Padmabhushan Sir CV Chandrasekhar

Parramasala 2014

Padmabhushan CV Chandrasekhar brought to Australia by his students Suresh and Shobana of Samarpana School of Dance presented his creation – ‘the Splendour of Creation’ at Lennox Theatre as part of Parramasala Festival 2014 was presided by the Master of Ceremonies none other than Kumud Merani, SBS Announcer and Broadcaster.
Despite being such an accomplished artist,  teacher, choreographer and a multi talented singer and dancer, Sir CVC as we all called him touched every one with his humility. Firstly agreeing to perform at such short notice and secondly agreeing to perform with local artists.
The orchestra consisting of three under the guidance of Sir CVC flourished adding the right musical nuances to the splendour of creation as Sir CVC took the audience into the lap of nature, the beauty of life, the sadness torment and fear that paralysis humans. Yet the human spirit remains undying ever flowering despite manmade miseries.

Sir CVC’s bhavam, emotive ridden perfect postures, exquisite choreography were a treat to behold. His expression stays with me even today. Every student of dance in the world should spend at least some time with this awesome humble and great teacher, guru and dancer.
Pallavarajan Nagendran on Mridangam provided accurate and aesthetically pleasing rhythmic support on the mridangam, Kranthi Kiran Mudigonda on Violin provided that emotional impact to Sir CVC’s bhavam as he danced like the love birds or the swimming creatures of the sea, Chidambaram R Suresh choreographic nattavangam added amazing soundscape where it was necessary either to show the slow roll of the oncoming dark clouds or the chatter of birds. The three musicians made up for a complete orchestral act for Sir CVC.

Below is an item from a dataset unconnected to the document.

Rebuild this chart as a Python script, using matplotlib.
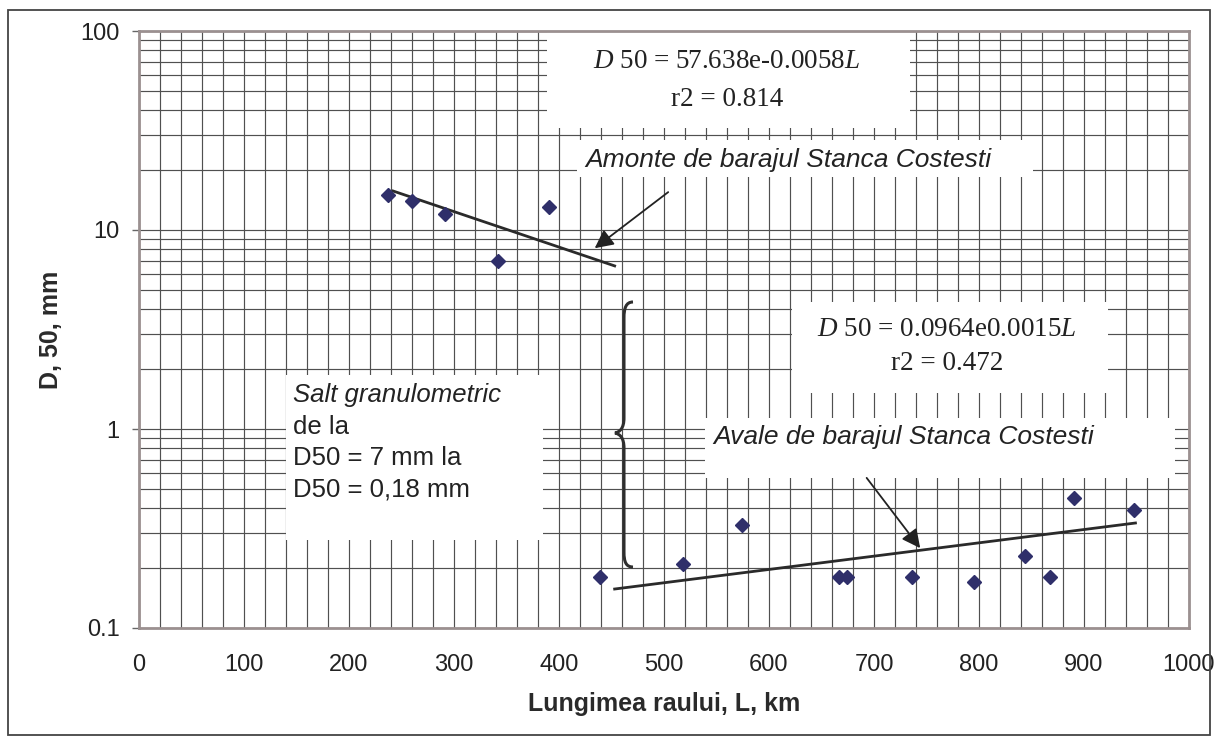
import matplotlib
matplotlib.use("Agg")
import matplotlib.pyplot as plt
import numpy as np
from matplotlib.patches import Rectangle, PathPatch
from matplotlib.path import Path
from matplotlib.ticker import FixedLocator, MultipleLocator, NullFormatter

# data
up_L = [237, 260, 291, 342, 390]
up_D = [15, 14, 12, 7, 13]
down_L = [439, 518, 574, 667, 674, 736, 795, 844, 868, 890, 948]
down_D = [0.18, 0.21, 0.33, 0.18, 0.18, 0.18, 0.17, 0.23, 0.18, 0.45, 0.39]
# trend lines as drawn (end points)
up_trend_L = [242, 453]
up_trend_D = [15.7, 6.6]
down_trend_L = [453, 949]
down_trend_D = [0.157, 0.337]

y_ticks = [0.1, 1, 10, 100]
y_tick_labels = ['0.1', '1', '10', '100']

plt.rcParams['font.family'] = ['Liberation Sans', 'DejaVu Sans']
plt.rcParams['mathtext.fontset'] = 'custom'
plt.rcParams['mathtext.rm'] = 'Liberation Serif'
plt.rcParams['mathtext.it'] = 'Liberation Serif:italic'

W, H = 1218, 744
AX_L, AX_R, AX_T, AX_B = 139, 1189, 31, 628


def px(x, y):
    """reference pixel -> axes fraction"""
    return (x - AX_L) / (AX_R - AX_L), (AX_B - y) / (AX_B - AX_T)


fig = plt.figure(figsize=(W / 100, H / 100), dpi=100)
ax = fig.add_axes([AX_L / W, 1 - AX_B / H, (AX_R - AX_L) / W, (AX_B - AX_T) / H])

ax.set_yscale('log')
ax.set_xlim(0, 1000)
ax.set_ylim(0.1, 100)
ax.xaxis.set_major_locator(MultipleLocator(100))
ax.xaxis.set_minor_locator(MultipleLocator(20))
ax.yaxis.set_major_locator(FixedLocator(y_ticks))
ax.set_yticklabels(y_tick_labels)
ax.yaxis.set_minor_formatter(NullFormatter())
ax.grid(True, which='both', color='#505050', lw=0.85)
ax.set_axisbelow(True)
ax.tick_params(axis='x', which='both', length=0, pad=19, labelsize=17, colors='#222222')
ax.tick_params(axis='y', which='major', length=5, width=1, pad=9, labelsize=17,
               colors='#222222', color='#666666')
ax.tick_params(axis='y', which='minor', length=0)
for s in ax.spines.values():
    s.set_color('#9b9090')
    s.set_linewidth(2)

ax.set_xlabel('Lungimea raului, L, km', fontsize=18, fontweight='bold', color='#2a2a2a',
              va='top')
ax.set_ylabel('D, 50, mm', fontsize=18, fontweight='bold', color='#2a2a2a')
ax.xaxis.set_label_coords(0.5, -0.108)
ax.yaxis.set_label_coords(-0.0724, 0.5)

# white label boxes hiding the grid
boxes = [(547, 31, 910, 128), (577, 140, 1033, 177), (792, 302, 1108, 393),
         (705, 418, 1175, 478), (286, 375, 543, 540)]
for x0, y0, x1, y1 in boxes:
    a0 = px(x0, y1)
    a1 = px(x1, y0)
    ax.add_patch(Rectangle(a0, a1[0] - a0[0], a1[1] - a0[1], transform=ax.transAxes,
                           facecolor='white', edgecolor='none', zorder=1.5))

ax.plot(up_trend_L, up_trend_D, color='#2a2a2a', lw=2, zorder=3)
ax.plot(down_trend_L, down_trend_D, color='#2a2a2a', lw=2, zorder=3)
ax.plot(up_L, up_D, 'D', color='#2f2f6a', ms=7.5, zorder=4)
ax.plot(down_L, down_D, 'D', color='#2f2f6a', ms=7.5, zorder=4)

serif = ['Liberation Serif', 'DejaVu Serif']
eq_size = 19.5
ax.text(*px(727, 62), r'$\mathit{D}$ 50 = 57.638e-0.0058$\mathit{L}$', transform=ax.transAxes,
        ha='center', va='center', fontsize=eq_size, family=serif, color='#222222', zorder=5)
ax.text(*px(727, 100), 'r2 = 0.814', transform=ax.transAxes,
        ha='center', va='center', fontsize=eq_size, family=serif, color='#222222', zorder=5)
ax.text(*px(947, 330), r'$\mathit{D}$ 50 = 0.0964e0.0015$\mathit{L}$', transform=ax.transAxes,
        ha='center', va='center', fontsize=eq_size, family=serif, color='#222222', zorder=5)
ax.text(*px(947, 363), 'r2 = 0.472', transform=ax.transAxes,
        ha='center', va='center', fontsize=eq_size, family=serif, color='#222222', zorder=5)

ax.text(*px(585, 160), 'Amonte de barajul Stanca Costesti', transform=ax.transAxes,
        ha='left', va='center', fontsize=19, style='italic', color='#222222', zorder=5)
ax.text(*px(713, 437), 'Avale de barajul Stanca Costesti', transform=ax.transAxes,
        ha='left', va='center', fontsize=19, style='italic', color='#222222', zorder=5)

salt_lines = ['Salt granulometric', 'de la', 'D50 = 7 mm la', 'D50 = 0,18 mm']
for i, line in enumerate(salt_lines):
    ax.text(*px(293, 395 + 31.5 * i), line, transform=ax.transAxes, ha='left', va='center',
            fontsize=18.5, style='italic' if i == 0 else 'normal', color='#222222', zorder=5)

# arrows pointing at the trend lines
arrow = dict(arrowstyle='-|>', mutation_scale=28, lw=1.3, color='#222222', shrinkA=0, shrinkB=0)
ax.annotate('', xy=(434, 8.1), xytext=(504, 15.5), arrowprops=arrow, zorder=5)
ax.annotate('', xy=(744, 0.252), xytext=(693, 0.568), arrowprops=arrow, zorder=5)

# curly brace for the jump
brace_px = [(633, 302), (626, 302), (624, 308), (624, 318),
            (624, 418),
            (624, 428), (620, 432), (615, 433),
            (620, 434), (624, 438), (624, 448),
            (624, 552),
            (624, 562), (626, 567), (633, 567)]
codes = [Path.MOVETO, Path.CURVE4, Path.CURVE4, Path.CURVE4, Path.LINETO,
         Path.CURVE4, Path.CURVE4, Path.CURVE4, Path.CURVE4, Path.CURVE4, Path.CURVE4,
         Path.LINETO, Path.CURVE4, Path.CURVE4, Path.CURVE4]
brace = Path([px(x, y) for x, y in brace_px], codes)
ax.add_patch(PathPatch(brace, transform=ax.transAxes, facecolor='none',
                       edgecolor='#2e2e2e', lw=2.2, zorder=5))

# outer frame of the chart area
fig.add_artist(Rectangle((8 / W, 1 - 735 / H), 1202 / W, 725 / H, transform=fig.transFigure,
                         facecolor='none', edgecolor='#444444', lw=1.3))

fig.savefig('out.png', dpi=100)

Thanks to Samarpana School of Dance who had worked hard to organise all his travel arrangements, lecture demonstrations and the show Svanubhavam held the following week. Thanks to Parramasala 2014 the event was a resounding success and fully attended even by the dance maestros Dhananjayans who sat in the audience.
In ‘Svanubhavam’ Sir CVC was also accompanied by a singer from Melbourne Siva Ahilan. This event was held at Wentworthville Redgum Theatre, a modest beginning for Samarpana School of Dance. However the entire dance fraternity graced the occasion with friends and family. Commencing the evening with a Krithi of Saint Thyagaraja in Ragam Sowrashtra  Adhi thalam on Ganesha, the elephant headed god, Sir CVC set the mood for a treat – perfection in execution.
He followed this piece with a Varnam in Khambhoji ragam in a composition of Nataraja Sundaram Pillai in ‘Naadhanai Azhaithe Vaa Sakhi, please bring my Lord Muruga to me oh Friend !. Expression laden with dynamic footwork and choreography the varnam was interspersed with interesting nadai’s – rhythmic structures in various speeds crisply portrayed.



Pallavarajan Nagendran on Mridangam, Kranthi Kiran Mudigonda on Violin, Chidambaram R Suresh nattavangam and most of all the melodious and powerful voice of Siva Ahilan from Melbourne dressed the dance, the dancer and his story with beautiful nuances.
Defying every dancer, teacher, guru and student with his immaculate presentation and physically challenging movements Sir CVC demonstrated that with practice and dedication even at a very ripe age dancers can continue to enthrall audiences.
In workshops held in Sydney the previous week leading up to the event when dancers asked him how he maintains his aramundi his simple explanation was ‘If it hurts why do you stand up, why not go down further ?’

At yet another class he said ‘I am not interested in teaching students pieces – I am interested in fixing and correcting posture and positioning, movement and placement – most of all I am teaching dancers Awareness’.
He followed the varnam with a well known padam ‘Vandha Kaaryam Yeh Dhaiya?’ in ragam Sankarabharanam. The heroine asking the Lord ‘Now what is your business with me ?’ He expressed the padam in different ways ..
Now what is your business with me ?
‘Now what is your business with me ?
‘Now what is your business with me ?
‘Now what is your business with me ?
[Emphasis highlighted by bold letters]
The final item was about the pranks of Little Muruga, a delightful piece rendered much like a grandfather would love his grandchild – in the composition of Pillai tamizh. Followed by a Thillana in Hamir Kalyani a composition of Sir CVC himself.
Some of the comments from educated bharathanatyam dancers in the audiencce were that they were amazed that his performance that evening did not compromise on any aspect of the true format of structure and quality of a very authentic kind of bharathanatyam. A comment from a student new to this artform was “Even when he dances to a slow rhythm he makes it so interesting. It is not about the speed”.